Borate esters and green fire
On this page, it is shown how a pure green fire can be obtained. This is remarkably easy. It is done by mixing methanol and boric acid and then lighting the mix. With ethanol a three-colored flame is produced. It is a matter of personal taste, but to my opinion the pure green flame looks most special. It is really cool to see such a green fire.
Here, some pictures and videos of this simple but nice experiment are given.
The methyl ester of boric acid
This experiment is very simple. Take 1 ml of methanol and pour this on a clean glass or ceramic surface and quickly light the methanol in a dimly lit room with a cigarette lighter. This results in a pale blue flame.
Take another 1 ml of methanol. Add a spatula of solid boric acid to this. Most of the acid quickly dissolves in the methanol. Pour this solution on a clean glass or ceramic surface and quickly light again. This results in a beautiful green flame, which is much lighter than the pale blue flame of pure methanol. The picture below shows that the flame gives much more light. The flame is brighter, but the walls of the sink also are lit with a greenish light.

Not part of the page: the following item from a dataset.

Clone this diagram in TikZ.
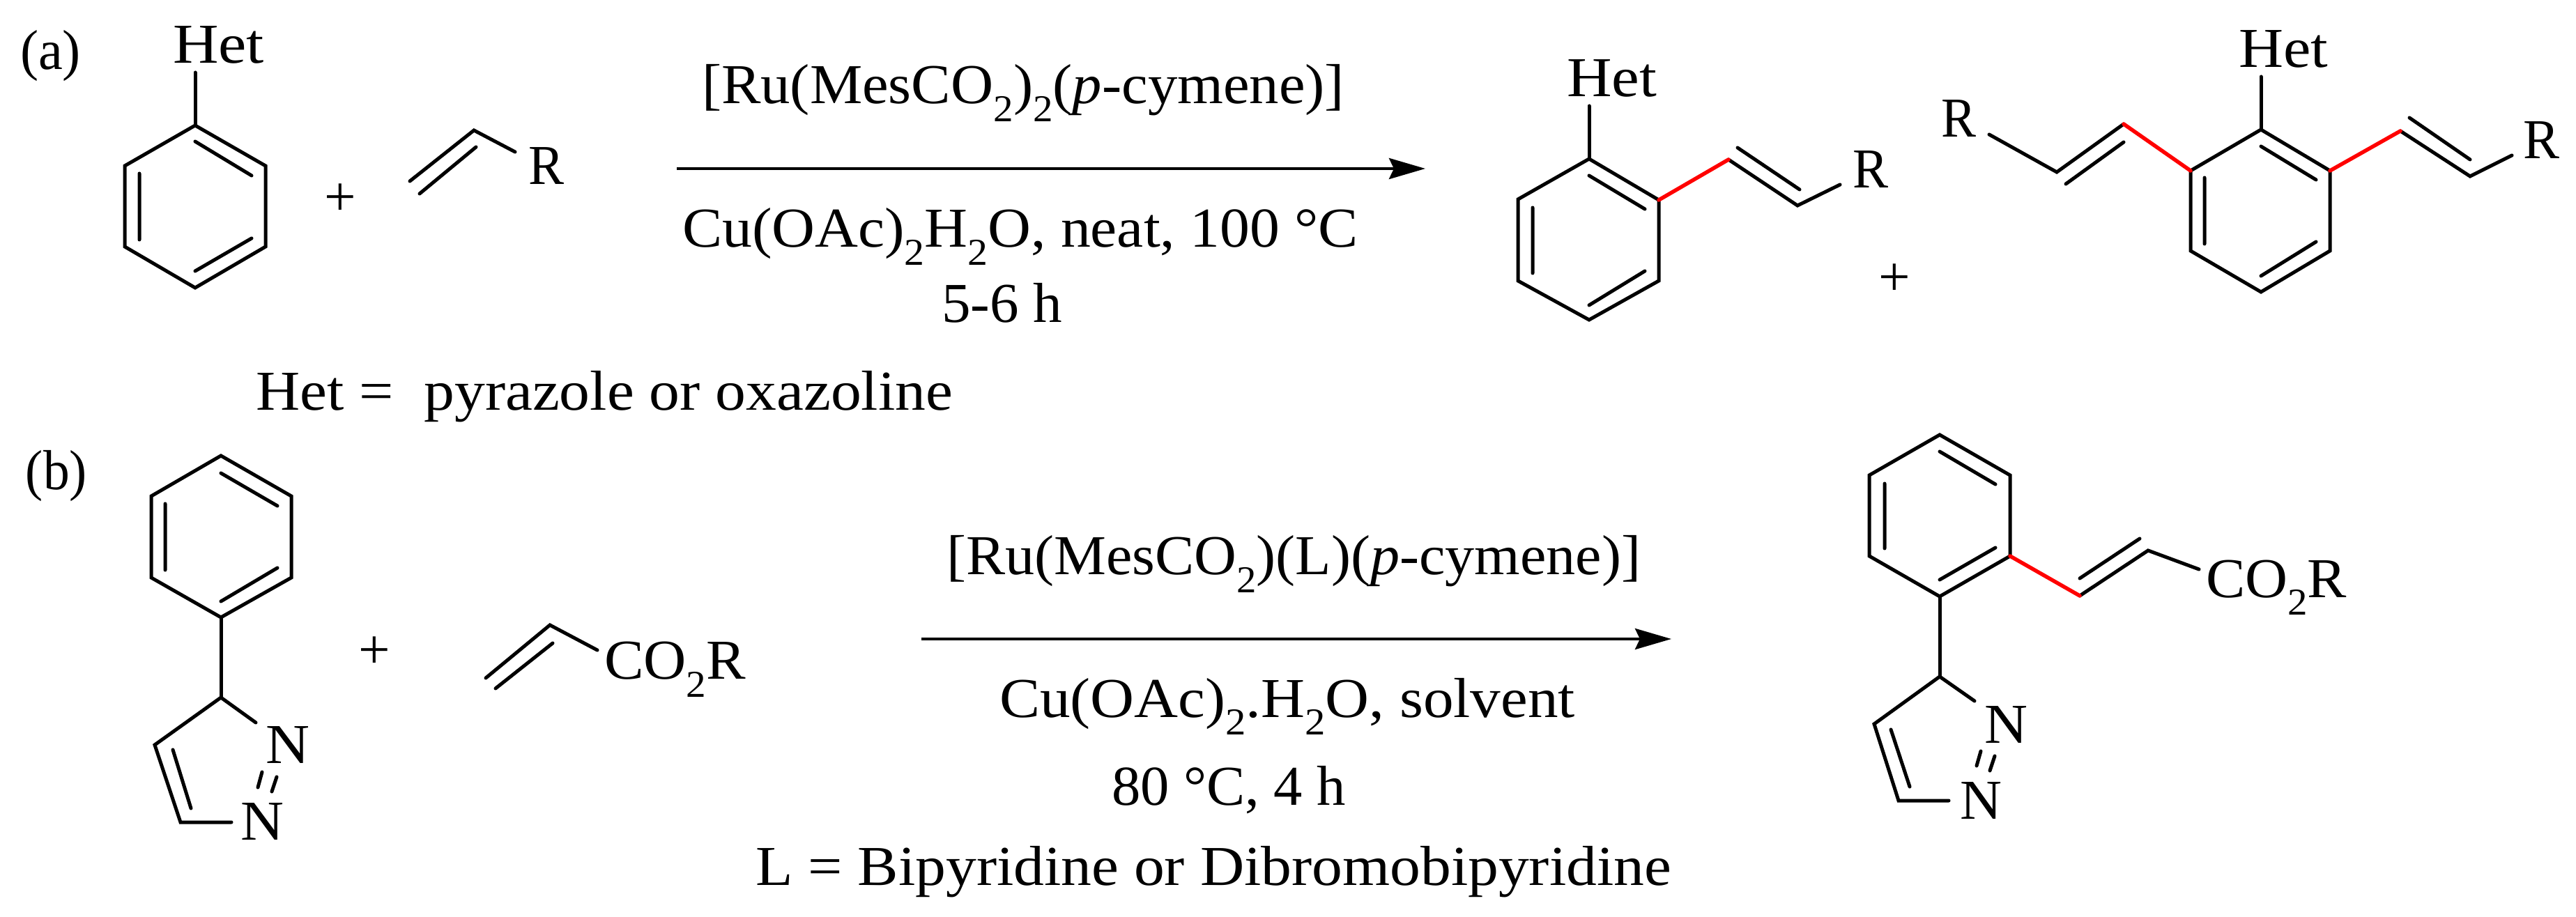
\documentclass[tikz,border=0pt]{standalone}
\usepackage{graphicx}
\usepackage{fontspec}
\setmainfont{Liberation Serif}
\usetikzlibrary{arrows.meta}
\newlength\pxu \setlength\pxu{0.01cm}
\newcommand\fit[2]{\resizebox{#1\pxu}{\height}{#2}}
\newcommand\subs[1]{\raisebox{-0.25cm}{\fontsize{15.5}{15.5}\selectfont #1}}
\tikzset{
  bond/.style={line width=0.05cm,line cap=round,line join=miter,black},
  redbond/.style={line width=0.055cm,line cap=round,color={rgb,255:red,255;green,0;blue,0}},
  rxn/.style={line width=0.042cm,-{Stealth[length=0.52cm,width=0.3cm,inset=0.07cm]}},
  lbl/.style={inner sep=0pt,outer sep=0pt,anchor=base west,font=\fontsize{23}{23}\selectfont},
  plusb/.style={inner sep=0pt,outer sep=0pt,anchor=center,font=\fontsize{23}{23}\selectfont}
}
\begin{document}
\begin{tikzpicture}[x=0.01cm,y=-0.01cm]
\useasboundingbox (0,0) rectangle (3696,1316);
% ---- (a) reactant
\node[lbl] (la) at (29,100) {\fit{87}{(a)}};
\node[lbl] (het1) at (248,91) {\fit{131}{Het}};
\coordinate (a0) at (280,104);
\coordinate (a1) at (280,180); \coordinate (a2) at (381,238); \coordinate (a3) at (381,354);
\coordinate (a4) at (280,413); \coordinate (a5) at (179,354); \coordinate (a6) at (179,238);
\coordinate (a1i) at (280,203); \coordinate (a2i) at (361,252);
\coordinate (a3i) at (361,342); \coordinate (a4i) at (280,389);
\coordinate (a5i) at (200,344); \coordinate (a6i) at (200,249);
\draw[bond] (a1)--(a2)--(a3)--(a4)--(a5)--(a6)--cycle;
\draw[bond] (a0)--(a1);
\draw[bond] (a1i)--(a2i) (a3i)--(a4i) (a5i)--(a6i);
\node[plusb] (p1) at (488,287) {+};
\coordinate (v1) at (588,260); \coordinate (v2) at (680,187); \coordinate (v3) at (739,218);
\coordinate (v1i) at (602,278); \coordinate (v2i) at (683,211);
\draw[bond] (v1)--(v2)--(v3);
\draw[bond] (v1i)--(v2i);
\node[lbl] (r1) at (758,265) {\fit{51}{R}};
\node[lbl] (hdef) at (367,589) {\fit{1000}{Het =\ \ pyrazole or oxazoline}};
% ---- (a) conditions
\node[lbl] (ca1) at (1007,149) {\fit{922}{[Ru(MesCO\subs{2})\subs{2}(\emph{p}-cymene)]}};
\coordinate (arA) at (971,242); \coordinate (arB) at (2045,242);
\draw[rxn] (arA)--(arB);
\node[lbl] (ca2) at (979,355) {\fit{970}{Cu(OAc)\subs{2}H\subs{2}O, neat, 100 °C}};
\node[lbl] (ca3) at (1351,463) {\fit{173}{5-6 h}};
% ---- (a) mono product
\node[lbl] (het2) at (2248,139) {\fit{129}{Het}};
\coordinate (m0) at (2280,152);
\coordinate (m1) at (2280,228); \coordinate (m2) at (2380,287); \coordinate (m3) at (2380,403);
\coordinate (m4) at (2280,459); \coordinate (m5) at (2178,403); \coordinate (m6) at (2178,286);
\coordinate (m1i) at (2280,252); \coordinate (m2i) at (2360,300);
\coordinate (m3i) at (2360,389); \coordinate (m4i) at (2280,438);
\coordinate (m5i) at (2199,392); \coordinate (m6i) at (2199,298);
\draw[bond] (m1)--(m2)--(m3)--(m4)--(m5)--(m6)--cycle;
\draw[bond] (m0)--(m1);
\draw[bond] (m1i)--(m2i) (m3i)--(m4i) (m5i)--(m6i);
\coordinate (mv1) at (2480,229); \coordinate (mv2) at (2579,295); \coordinate (mv3) at (2640,265);
\coordinate (mv1i) at (2493,212); \coordinate (mv2i) at (2582,272);
\draw[bond] (mv1)--(mv2)--(mv3);
\draw[bond] (mv1i)--(mv2i);
\draw[redbond] (m2)--(mv1);
\node[lbl] (r2) at (2658,270) {\fit{51}{R}};
\node[plusb] (p2) at (2718,402) {+};
% ---- (a) di product
\node[lbl] (het3) at (3212,97) {\fit{128}{Het}};
\coordinate (d0) at (3244,110);
\coordinate (d1) at (3244,186); \coordinate (d2) at (3343,245); \coordinate (d3) at (3343,360);
\coordinate (d4) at (3244,419); \coordinate (d5) at (3143,360); \coordinate (d6) at (3143,245);
\coordinate (d1i) at (3244,210); \coordinate (d2i) at (3323,258);
\coordinate (d3i) at (3323,347); \coordinate (d4i) at (3244,396);
\coordinate (d5i) at (3163,350); \coordinate (d6i) at (3163,255);
\draw[bond] (d1)--(d2)--(d3)--(d4)--(d5)--(d6)--cycle;
\draw[bond] (d0)--(d1);
\draw[bond] (d1i)--(d2i) (d3i)--(d4i) (d5i)--(d6i);
\coordinate (dl1) at (3047,178); \coordinate (dl2) at (2951,247); \coordinate (dl3) at (2854,193);
\coordinate (dl1i) at (3047,204); \coordinate (dl2i) at (2964,264);
\draw[bond] (dl1)--(dl2)--(dl3);
\draw[bond] (dl1i)--(dl2i);
\draw[redbond] (d6)--(dl1);
\coordinate (dr1) at (3444,188); \coordinate (dr2) at (3544,253); \coordinate (dr3) at (3604,223);
\coordinate (dr1i) at (3457,169); \coordinate (dr2i) at (3544,229);
\draw[bond] (dr1)--(dr2)--(dr3);
\draw[bond] (dr1i)--(dr2i);
\draw[redbond] (d2)--(dr1);
\node[lbl] (r3) at (2785,197) {\fit{50}{R}};
\node[lbl] (r4) at (3620,228) {\fit{52}{R}};
% ---- (b) reactant
\node[lbl] (lb) at (37,703) {\fit{88}{(b)}};
\coordinate (b1) at (317,654); \coordinate (b2) at (418,712); \coordinate (b3) at (418,829);
\coordinate (b4) at (317,886); \coordinate (b5) at (217,829); \coordinate (b6) at (217,712);
\coordinate (b1i) at (317,679); \coordinate (b2i) at (398,726);
\coordinate (b3i) at (398,815); \coordinate (b4i) at (317,863);
\coordinate (b5i) at (237,818); \coordinate (b6i) at (237,723);
\draw[bond] (b1)--(b2)--(b3)--(b4)--(b5)--(b6)--cycle;
\draw[bond] (b1i)--(b2i) (b3i)--(b4i) (b5i)--(b6i);
\coordinate (bc) at (317,1001); \coordinate (bn1) at (367,1037);
\coordinate (bc2) at (222,1069); \coordinate (bc3) at (259,1180); \coordinate (bn2) at (332,1180);
\coordinate (bc2i) at (248,1076); \coordinate (bc3i) at (274,1160);
\coordinate (bd1) at (376,1108); \coordinate (bd2) at (370,1130);
\coordinate (bd3) at (397,1115); \coordinate (bd4) at (390,1136);
\draw[bond] (b4)--(bc);
\draw[bond] (bn1)--(bc)--(bc2)--(bc3)--(bn2);
\draw[bond] (bc2i)--(bc3i) (bd1)--(bd2) (bd3)--(bd4);
\node[lbl] (n1) at (381,1095) {\fit{63}{N}};
\node[lbl] (n2) at (345,1205) {\fit{62}{N}};
\node[plusb] (p3) at (537,937) {+};
\coordinate (ac1) at (697,973); \coordinate (ac2) at (789,897); \coordinate (ac3) at (857,933);
\coordinate (ac1i) at (711,988); \coordinate (ac2i) at (793,923);
\draw[bond] (ac1)--(ac2)--(ac3);
\draw[bond] (ac1i)--(ac2i);
\node[lbl] (co1) at (867,975) {\fit{203}{CO\subs{2}R}};
% ---- (b) conditions
\node[lbl] (cb1) at (1358,825) {\fit{996}{[Ru(MesCO\subs{2})(L)(\emph{p}-cymene)]}};
\coordinate (brA) at (1322,917); \coordinate (brB) at (2398,917);
\draw[rxn] (brA)--(brB);
\node[lbl] (cb2) at (1434,1029) {\fit{826}{Cu(OAc)\subs{2}.H\subs{2}O, solvent}};
\node[lbl] (cb3) at (1595,1155) {\fit{336}{80 °C, 4 h}};
\node[lbl] (cb4) at (1084,1270) {\fit{1314}{L = Bipyridine or Dibromobipyridine}};
% ---- (b) product
\coordinate (q1) at (2783,624); \coordinate (q2) at (2884,682); \coordinate (q3) at (2884,798);
\coordinate (q4) at (2783,856); \coordinate (q5) at (2682,798); \coordinate (q6) at (2682,682);
\coordinate (q1i) at (2783,648); \coordinate (q2i) at (2863,695);
\coordinate (q3i) at (2863,786); \coordinate (q4i) at (2783,832);
\coordinate (q5i) at (2704,787); \coordinate (q6i) at (2704,694);
\draw[bond] (q1)--(q2)--(q3)--(q4)--(q5)--(q6)--cycle;
\draw[bond] (q1i)--(q2i) (q3i)--(q4i) (q5i)--(q6i);
\coordinate (qv1) at (2984,855); \coordinate (qv2) at (3082,790); \coordinate (qv3) at (3155,817);
\coordinate (qv1i) at (2984,830); \coordinate (qv2i) at (3070,773);
\draw[bond] (qv1)--(qv2)--(qv3);
\draw[bond] (qv1i)--(qv2i);
\draw[redbond] (q3)--(qv1);
\node[lbl] (co2) at (3165,857) {\fit{202}{CO\subs{2}R}};
\coordinate (qc) at (2783,971); \coordinate (qn1) at (2833,1006);
\coordinate (qc2) at (2689,1039); \coordinate (qc3) at (2724,1149); \coordinate (qn2) at (2796,1149);
\coordinate (qc2i) at (2713,1047); \coordinate (qc3i) at (2740,1129);
\coordinate (qd1) at (2842,1078); \coordinate (qd2) at (2836,1099);
\coordinate (qd3) at (2862,1085); \coordinate (qd4) at (2855,1106);
\draw[bond] (q4)--(qc);
\draw[bond] (qn1)--(qc)--(qc2)--(qc3)--(qn2);
\draw[bond] (qc2i)--(qc3i) (qd1)--(qd2) (qd3)--(qd4);
\node[lbl] (n3) at (2847,1066) {\fit{62}{N}};
\node[lbl] (n4) at (2812,1175) {\fit{60}{N}};
\end{tikzpicture}
\end{document}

The following picture shows a close up of the green flame. Nice details are shown and it also shows that the borders of the flame are pale blue. The flame is totally free of orange color.
The ethyl ester of boric acid
This experiment is very similar to the experiment with methanol. The flame of the pure ethanol is very similar to the flame of pure methanol. No picture is shown of that, it just is pale blue.
The flame of the ethanol with boric acid added to it differs quite a lot from the flame of the methanol with the boric acid. Now a mix of colors can be observed. Blue, orange and green.
The brightest parts of the flame are orange, with green rims around them and the borders of the flame are pale blue.
Below follows a close-up of a flame of the ethanol with boric acid added. This picture shows blue, orange and green, all in one fire.
Below follows a set of 4 videos, which nicely demonstrate the burning of methanol, and the burning of methanol with boric acid dissolved in it.
Two videos are made in a darkened room:
The other two videos are made in a room during daytime, but the amount of daylight in the room only is limited:
The four videos nicely demonstrate the bright green color of the fire with the boric acid, but they also demonstrate that the light output of a fire of methanol only is very low. Only in a darkened room, the flames of burning methanol are clearly visible.
Discussion of results
It is known quite well that alcohols (organic compounds with a -OH group attached directly to a carbon atom) can form esters with many organic acids.
The generic reaction is as follows:
R-OH + HOC(O)-R' ↔ R-O-C(O)-R' + H2O
Here, R and R' are generic organic radicals, e.g. methyl, ethyl. Usually sulphuric acid is needed to absorb the water formed, in order to have acceptable yield of the ester.
Esterification also can occur with inorganic acids. A well known and very easy to perform esterification is the formation of the nitrite ester of methanol:
H3C-OH + HO-NO ↔ H3C-O-NO + H2O
Another very easy to perform esterification with an inorganic acid is with boric acid. This reaction can be performed with methanol and also with ethanol, although the reaction with methanol is somewhat easier.
Boric acid is a tri-basic acid and esterification can occur on each of the OH-groups of the boric acid. A strongly simplified equation is the following. In reality one can also expect boric acid with only one methyl group or two methyl groups.
3CH3OH + B(OH)3 ↔ B(OCH3)3 + 3H2O
The nice thing about these borate esters is that they burn with a true green flame. Just like normal fire, but green instead of orange. This looks very cool and one has to see it oneself in order to fully appreciate.